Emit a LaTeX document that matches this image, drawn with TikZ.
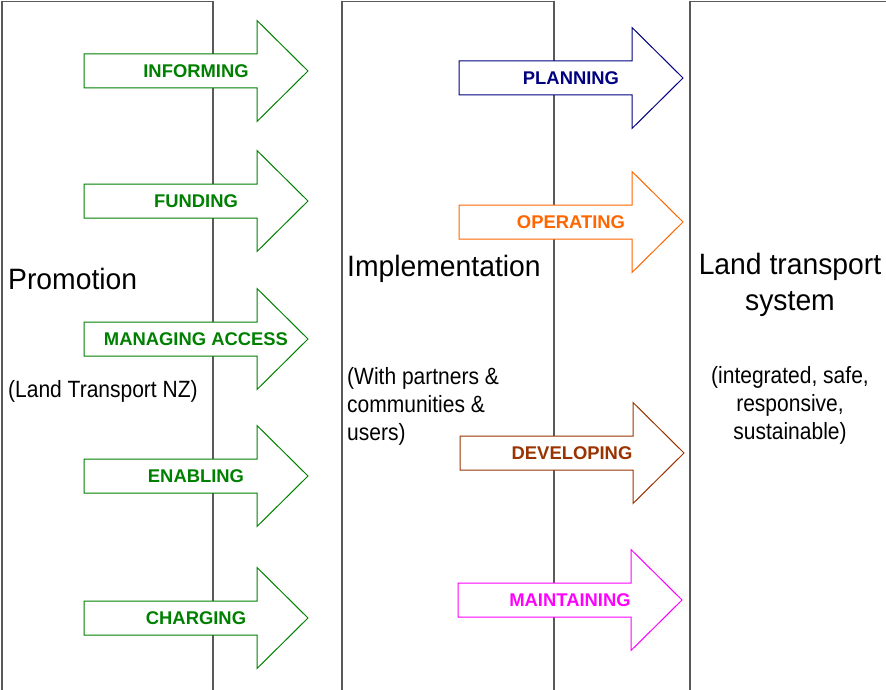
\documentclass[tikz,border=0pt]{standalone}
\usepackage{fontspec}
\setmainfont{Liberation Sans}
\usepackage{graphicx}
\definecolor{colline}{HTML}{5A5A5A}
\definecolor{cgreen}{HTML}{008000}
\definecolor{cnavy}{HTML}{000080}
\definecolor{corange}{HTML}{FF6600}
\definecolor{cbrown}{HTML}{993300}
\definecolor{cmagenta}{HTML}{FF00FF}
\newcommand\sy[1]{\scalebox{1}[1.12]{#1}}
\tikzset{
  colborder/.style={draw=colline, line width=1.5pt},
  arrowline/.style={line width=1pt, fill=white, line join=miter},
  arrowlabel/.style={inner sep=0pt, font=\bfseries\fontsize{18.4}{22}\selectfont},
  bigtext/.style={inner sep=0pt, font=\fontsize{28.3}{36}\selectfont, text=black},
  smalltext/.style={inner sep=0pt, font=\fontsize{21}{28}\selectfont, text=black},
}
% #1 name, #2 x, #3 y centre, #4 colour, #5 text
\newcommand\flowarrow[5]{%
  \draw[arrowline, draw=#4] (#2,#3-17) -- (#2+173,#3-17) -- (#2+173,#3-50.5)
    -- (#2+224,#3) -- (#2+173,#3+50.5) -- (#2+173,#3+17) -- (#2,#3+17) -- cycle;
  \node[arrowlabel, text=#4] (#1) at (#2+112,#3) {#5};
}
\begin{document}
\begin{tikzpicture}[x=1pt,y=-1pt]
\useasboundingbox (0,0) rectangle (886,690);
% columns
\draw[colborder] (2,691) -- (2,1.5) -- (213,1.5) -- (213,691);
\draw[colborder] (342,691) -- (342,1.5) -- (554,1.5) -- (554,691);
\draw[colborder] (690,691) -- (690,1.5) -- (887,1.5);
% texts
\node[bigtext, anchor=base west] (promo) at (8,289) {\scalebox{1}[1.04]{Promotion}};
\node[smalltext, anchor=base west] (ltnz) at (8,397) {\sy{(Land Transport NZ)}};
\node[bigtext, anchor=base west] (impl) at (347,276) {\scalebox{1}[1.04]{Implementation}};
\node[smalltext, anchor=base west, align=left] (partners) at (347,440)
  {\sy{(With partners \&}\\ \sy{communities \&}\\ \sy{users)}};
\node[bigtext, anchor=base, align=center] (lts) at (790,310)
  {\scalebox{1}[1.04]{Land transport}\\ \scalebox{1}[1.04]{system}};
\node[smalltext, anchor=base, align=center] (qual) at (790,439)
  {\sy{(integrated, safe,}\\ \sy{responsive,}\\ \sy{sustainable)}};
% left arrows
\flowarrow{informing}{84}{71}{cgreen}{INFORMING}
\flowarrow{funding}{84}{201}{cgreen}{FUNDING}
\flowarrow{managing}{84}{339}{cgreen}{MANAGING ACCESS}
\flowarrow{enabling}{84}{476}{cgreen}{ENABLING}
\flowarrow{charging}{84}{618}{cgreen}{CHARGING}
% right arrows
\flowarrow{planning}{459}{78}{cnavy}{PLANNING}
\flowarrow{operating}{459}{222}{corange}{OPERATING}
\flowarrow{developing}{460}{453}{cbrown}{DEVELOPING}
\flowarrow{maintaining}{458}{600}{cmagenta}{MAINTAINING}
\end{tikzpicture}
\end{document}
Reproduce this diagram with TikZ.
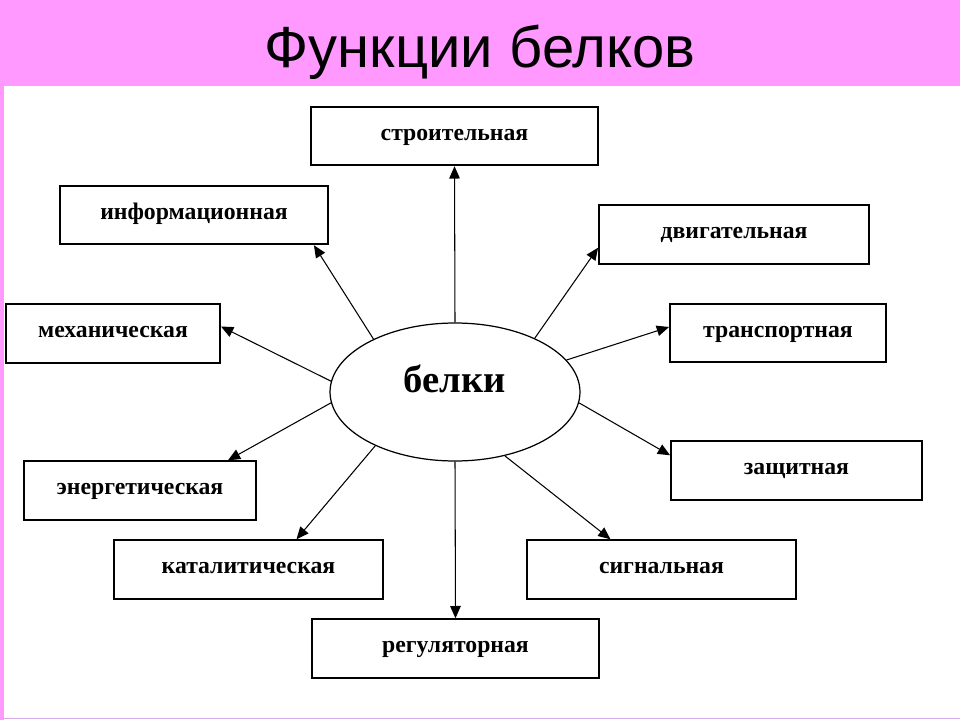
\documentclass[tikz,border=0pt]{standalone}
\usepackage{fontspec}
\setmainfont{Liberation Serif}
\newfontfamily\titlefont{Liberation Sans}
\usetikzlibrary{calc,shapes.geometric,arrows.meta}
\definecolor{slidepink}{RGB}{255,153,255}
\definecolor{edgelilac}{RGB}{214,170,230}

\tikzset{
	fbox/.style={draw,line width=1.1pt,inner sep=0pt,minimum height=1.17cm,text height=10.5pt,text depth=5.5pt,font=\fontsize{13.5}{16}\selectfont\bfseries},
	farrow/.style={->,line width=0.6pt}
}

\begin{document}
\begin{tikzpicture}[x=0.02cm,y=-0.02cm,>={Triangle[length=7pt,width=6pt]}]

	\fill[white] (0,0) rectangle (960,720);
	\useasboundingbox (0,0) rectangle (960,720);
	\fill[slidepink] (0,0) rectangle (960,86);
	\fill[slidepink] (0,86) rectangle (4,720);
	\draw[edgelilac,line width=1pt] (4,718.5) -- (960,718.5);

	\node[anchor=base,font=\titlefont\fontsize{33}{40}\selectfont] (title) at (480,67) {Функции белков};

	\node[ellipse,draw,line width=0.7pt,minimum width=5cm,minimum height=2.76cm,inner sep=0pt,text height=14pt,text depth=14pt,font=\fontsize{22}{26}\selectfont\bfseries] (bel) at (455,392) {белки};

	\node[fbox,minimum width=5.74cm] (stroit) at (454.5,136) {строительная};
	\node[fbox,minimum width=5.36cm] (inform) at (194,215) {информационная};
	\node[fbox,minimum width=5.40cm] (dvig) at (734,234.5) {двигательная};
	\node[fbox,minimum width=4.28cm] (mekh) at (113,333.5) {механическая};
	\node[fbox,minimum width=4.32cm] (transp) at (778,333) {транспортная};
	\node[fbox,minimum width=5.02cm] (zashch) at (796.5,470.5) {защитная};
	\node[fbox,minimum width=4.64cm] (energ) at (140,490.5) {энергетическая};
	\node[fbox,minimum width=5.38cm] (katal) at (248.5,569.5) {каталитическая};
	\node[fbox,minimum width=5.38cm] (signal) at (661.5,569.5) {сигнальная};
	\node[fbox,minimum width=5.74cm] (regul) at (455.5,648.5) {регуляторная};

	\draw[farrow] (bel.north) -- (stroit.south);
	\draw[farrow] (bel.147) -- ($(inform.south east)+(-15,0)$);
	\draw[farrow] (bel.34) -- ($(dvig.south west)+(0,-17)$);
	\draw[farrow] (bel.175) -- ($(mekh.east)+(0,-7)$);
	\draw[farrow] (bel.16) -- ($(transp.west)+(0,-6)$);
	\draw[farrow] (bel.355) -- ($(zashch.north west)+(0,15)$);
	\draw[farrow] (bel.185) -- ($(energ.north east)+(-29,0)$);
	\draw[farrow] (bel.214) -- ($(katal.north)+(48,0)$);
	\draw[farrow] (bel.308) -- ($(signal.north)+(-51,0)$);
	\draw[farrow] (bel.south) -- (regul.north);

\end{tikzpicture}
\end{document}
- - -
→ Objective: Reproduce every record above exactly, omitting the pictures.

→ Exercise result:
Emit a LaTeX document that matches this image, drawn with TikZ.
\documentclass[tikz,border=0pt]{standalone}
\usepackage{fontspec}
\setmainfont{Liberation Sans}
\usepackage{graphicx}
\definecolor{colline}{HTML}{5A5A5A}
\definecolor{cgreen}{HTML}{008000}
\definecolor{cnavy}{HTML}{000080}
\definecolor{corange}{HTML}{FF6600}
\definecolor{cbrown}{HTML}{993300}
\definecolor{cmagenta}{HTML}{FF00FF}
\newcommand\sy[1]{\scalebox{1}[1.12]{#1}}
\tikzset{
  colborder/.style={draw=colline, line width=1.5pt},
  arrowline/.style={line width=1pt, fill=white, line join=miter},
  arrowlabel/.style={inner sep=0pt, font=\bfseries\fontsize{18.4}{22}\selectfont},
  bigtext/.style={inner sep=0pt, font=\fontsize{28.3}{36}\selectfont, text=black},
  smalltext/.style={inner sep=0pt, font=\fontsize{21}{28}\selectfont, text=black},
}
% #1 name, #2 x, #3 y centre, #4 colour, #5 text
\newcommand\flowarrow[5]{%
  \draw[arrowline, draw=#4] (#2,#3-17) -- (#2+173,#3-17) -- (#2+173,#3-50.5)
    -- (#2+224,#3) -- (#2+173,#3+50.5) -- (#2+173,#3+17) -- (#2,#3+17) -- cycle;
  \node[arrowlabel, text=#4] (#1) at (#2+112,#3) {#5};
}
\begin{document}
\begin{tikzpicture}[x=1pt,y=-1pt]
\useasboundingbox (0,0) rectangle (886,690);
% columns
\draw[colborder] (2,691) -- (2,1.5) -- (213,1.5) -- (213,691);
\draw[colborder] (342,691) -- (342,1.5) -- (554,1.5) -- (554,691);
\draw[colborder] (690,691) -- (690,1.5) -- (887,1.5);
% texts
\node[bigtext, anchor=base west] (promo) at (8,289) {\scalebox{1}[1.04]{Promotion}};
\node[smalltext, anchor=base west] (ltnz) at (8,397) {\sy{(Land Transport NZ)}};
\node[bigtext, anchor=base west] (impl) at (347,276) {\scalebox{1}[1.04]{Implementation}};
\node[smalltext, anchor=base west, align=left] (partners) at (347,440)
  {\sy{(With partners \&}\\ \sy{communities \&}\\ \sy{users)}};
\node[bigtext, anchor=base, align=center] (lts) at (790,310)
  {\scalebox{1}[1.04]{Land transport}\\ \scalebox{1}[1.04]{system}};
\node[smalltext, anchor=base, align=center] (qual) at (790,439)
  {\sy{(integrated, safe,}\\ \sy{responsive,}\\ \sy{sustainable)}};
% left arrows
\flowarrow{informing}{84}{71}{cgreen}{INFORMING}
\flowarrow{funding}{84}{201}{cgreen}{FUNDING}
\flowarrow{managing}{84}{339}{cgreen}{MANAGING ACCESS}
\flowarrow{enabling}{84}{476}{cgreen}{ENABLING}
\flowarrow{charging}{84}{618}{cgreen}{CHARGING}
% right arrows
\flowarrow{planning}{459}{78}{cnavy}{PLANNING}
\flowarrow{operating}{459}{222}{corange}{OPERATING}
\flowarrow{developing}{460}{453}{cbrown}{DEVELOPING}
\flowarrow{maintaining}{458}{600}{cmagenta}{MAINTAINING}
\end{tikzpicture}
\end{document}
Reproduce this diagram with TikZ.
\documentclass[tikz,border=0pt]{standalone}
\usepackage{fontspec}
\setmainfont{Liberation Serif}
\newfontfamily\titlefont{Liberation Sans}
\usetikzlibrary{calc,shapes.geometric,arrows.meta}
\definecolor{slidepink}{RGB}{255,153,255}
\definecolor{edgelilac}{RGB}{214,170,230}

\tikzset{
	fbox/.style={draw,line width=1.1pt,inner sep=0pt,minimum height=1.17cm,text height=10.5pt,text depth=5.5pt,font=\fontsize{13.5}{16}\selectfont\bfseries},
	farrow/.style={->,line width=0.6pt}
}

\begin{document}
\begin{tikzpicture}[x=0.02cm,y=-0.02cm,>={Triangle[length=7pt,width=6pt]}]

	\fill[white] (0,0) rectangle (960,720);
	\useasboundingbox (0,0) rectangle (960,720);
	\fill[slidepink] (0,0) rectangle (960,86);
	\fill[slidepink] (0,86) rectangle (4,720);
	\draw[edgelilac,line width=1pt] (4,718.5) -- (960,718.5);

	\node[anchor=base,font=\titlefont\fontsize{33}{40}\selectfont] (title) at (480,67) {Функции белков};

	\node[ellipse,draw,line width=0.7pt,minimum width=5cm,minimum height=2.76cm,inner sep=0pt,text height=14pt,text depth=14pt,font=\fontsize{22}{26}\selectfont\bfseries] (bel) at (455,392) {белки};

	\node[fbox,minimum width=5.74cm] (stroit) at (454.5,136) {строительная};
	\node[fbox,minimum width=5.36cm] (inform) at (194,215) {информационная};
	\node[fbox,minimum width=5.40cm] (dvig) at (734,234.5) {двигательная};
	\node[fbox,minimum width=4.28cm] (mekh) at (113,333.5) {механическая};
	\node[fbox,minimum width=4.32cm] (transp) at (778,333) {транспортная};
	\node[fbox,minimum width=5.02cm] (zashch) at (796.5,470.5) {защитная};
	\node[fbox,minimum width=4.64cm] (energ) at (140,490.5) {энергетическая};
	\node[fbox,minimum width=5.38cm] (katal) at (248.5,569.5) {каталитическая};
	\node[fbox,minimum width=5.38cm] (signal) at (661.5,569.5) {сигнальная};
	\node[fbox,minimum width=5.74cm] (regul) at (455.5,648.5) {регуляторная};

	\draw[farrow] (bel.north) -- (stroit.south);
	\draw[farrow] (bel.147) -- ($(inform.south east)+(-15,0)$);
	\draw[farrow] (bel.34) -- ($(dvig.south west)+(0,-17)$);
	\draw[farrow] (bel.175) -- ($(mekh.east)+(0,-7)$);
	\draw[farrow] (bel.16) -- ($(transp.west)+(0,-6)$);
	\draw[farrow] (bel.355) -- ($(zashch.north west)+(0,15)$);
	\draw[farrow] (bel.185) -- ($(energ.north east)+(-29,0)$);
	\draw[farrow] (bel.214) -- ($(katal.north)+(48,0)$);
	\draw[farrow] (bel.308) -- ($(signal.north)+(-51,0)$);
	\draw[farrow] (bel.south) -- (regul.north);

\end{tikzpicture}
\end{document}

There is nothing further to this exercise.